* _Exercise goal_
Pictures in the data below are not part of the copy; transcribe everything else exactly.
# start of Supplied material
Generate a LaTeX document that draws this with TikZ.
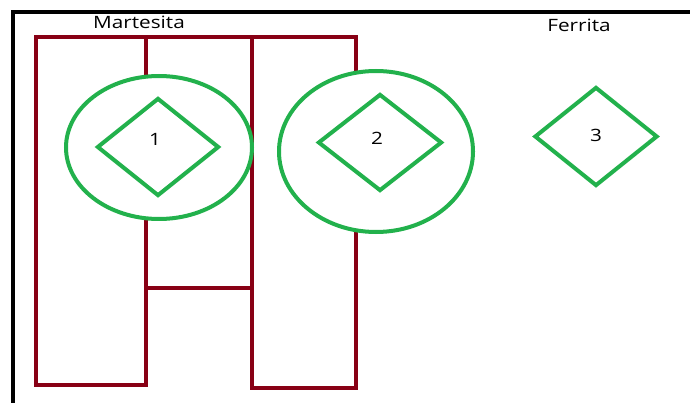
\documentclass[tikz,border=0pt]{standalone}
\usepackage{fontspec}
\setmainfont{Open Sans}
\usetikzlibrary{shapes.geometric}
\definecolor{wine}{HTML}{880015}
\definecolor{paintgreen}{HTML}{22B14C}
\tikzset{
  redbox/.style={draw=wine, line width=4pt, rectangle, inner sep=0pt},
  grain/.style={draw=paintgreen, fill=white, line width=4pt, ellipse, inner sep=0pt},
  rhomb/.style={draw=paintgreen, line width=4pt, diamond, inner sep=0pt},
  txt/.style={inner sep=0pt, font=\fontsize{17}{20}\selectfont},
  frame/.style={draw=black, line width=4pt}
}
\newcommand{\wtxt}[1]{\scalebox{1.22}[1]{#1}}
\begin{document}
\begin{tikzpicture}[x=1pt, y=-1pt]
\useasboundingbox (0,0) rectangle (690,403);
\coordinate (tl) at (12.5,12);
\coordinate (tr) at (692,12);
\coordinate (bl) at (12.5,405);
\draw[frame] (tr) -- (tl) -- (bl);
% red grains (martensite)
\node[redbox, minimum width=110pt, minimum height=348pt] (ra) at (91,211) {};
\node[redbox, minimum width=106pt, minimum height=251pt] (rb) at (199,162.5) {};
\node[redbox, minimum width=104pt, minimum height=351pt] (rc) at (304,212.5) {};
% green ellipses
\node[grain, minimum width=186pt, minimum height=143pt] (e1) at (159,147.5) {};
\node[grain, minimum width=194pt, minimum height=161pt] (e2) at (376,151.5) {};
% diamonds
\node[rhomb, minimum width=122pt, minimum height=98pt] (d1) at (158,147) {};
\node[rhomb, minimum width=124pt, minimum height=97pt] (d2) at (380,142.5) {};
\node[rhomb, minimum width=123pt, minimum height=99pt] (d3) at (596,136.5) {};
% labels
\node[txt] (n1) at (155,139) {\wtxt{1}};
\node[txt] (n2) at (377,138) {\wtxt{2}};
\node[txt] (n3) at (596,135) {\wtxt{3}};
\node[txt] (mart) at (139,22) {\wtxt{Martesita}};
\node[txt] (ferr) at (579,25) {\wtxt{Ferrita}};
\end{tikzpicture}
\end{document}
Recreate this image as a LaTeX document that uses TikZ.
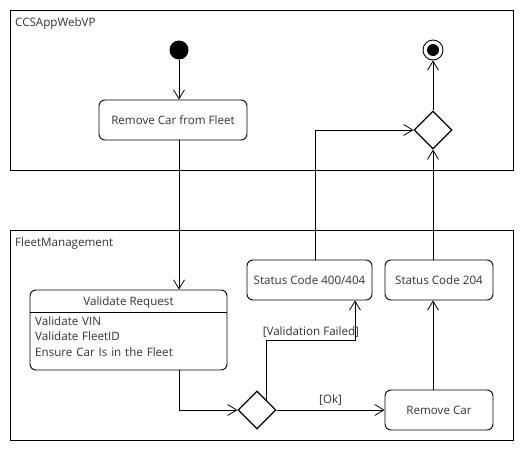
# end of Supplied material
* _Expected output_
Generate a LaTeX document that draws this with TikZ.
\documentclass[tikz,border=0pt]{standalone}
\usepackage{fontspec}
\setmainfont{Open Sans}
\usetikzlibrary{shapes.geometric}
\definecolor{wine}{HTML}{880015}
\definecolor{paintgreen}{HTML}{22B14C}
\tikzset{
  redbox/.style={draw=wine, line width=4pt, rectangle, inner sep=0pt},
  grain/.style={draw=paintgreen, fill=white, line width=4pt, ellipse, inner sep=0pt},
  rhomb/.style={draw=paintgreen, line width=4pt, diamond, inner sep=0pt},
  txt/.style={inner sep=0pt, font=\fontsize{17}{20}\selectfont},
  frame/.style={draw=black, line width=4pt}
}
\newcommand{\wtxt}[1]{\scalebox{1.22}[1]{#1}}
\begin{document}
\begin{tikzpicture}[x=1pt, y=-1pt]
\useasboundingbox (0,0) rectangle (690,403);
\coordinate (tl) at (12.5,12);
\coordinate (tr) at (692,12);
\coordinate (bl) at (12.5,405);
\draw[frame] (tr) -- (tl) -- (bl);
% red grains (martensite)
\node[redbox, minimum width=110pt, minimum height=348pt] (ra) at (91,211) {};
\node[redbox, minimum width=106pt, minimum height=251pt] (rb) at (199,162.5) {};
\node[redbox, minimum width=104pt, minimum height=351pt] (rc) at (304,212.5) {};
% green ellipses
\node[grain, minimum width=186pt, minimum height=143pt] (e1) at (159,147.5) {};
\node[grain, minimum width=194pt, minimum height=161pt] (e2) at (376,151.5) {};
% diamonds
\node[rhomb, minimum width=122pt, minimum height=98pt] (d1) at (158,147) {};
\node[rhomb, minimum width=124pt, minimum height=97pt] (d2) at (380,142.5) {};
\node[rhomb, minimum width=123pt, minimum height=99pt] (d3) at (596,136.5) {};
% labels
\node[txt] (n1) at (155,139) {\wtxt{1}};
\node[txt] (n2) at (377,138) {\wtxt{2}};
\node[txt] (n3) at (596,135) {\wtxt{3}};
\node[txt] (mart) at (139,22) {\wtxt{Martesita}};
\node[txt] (ferr) at (579,25) {\wtxt{Ferrita}};
\end{tikzpicture}
\end{document}
Recreate this image as a LaTeX document that uses TikZ.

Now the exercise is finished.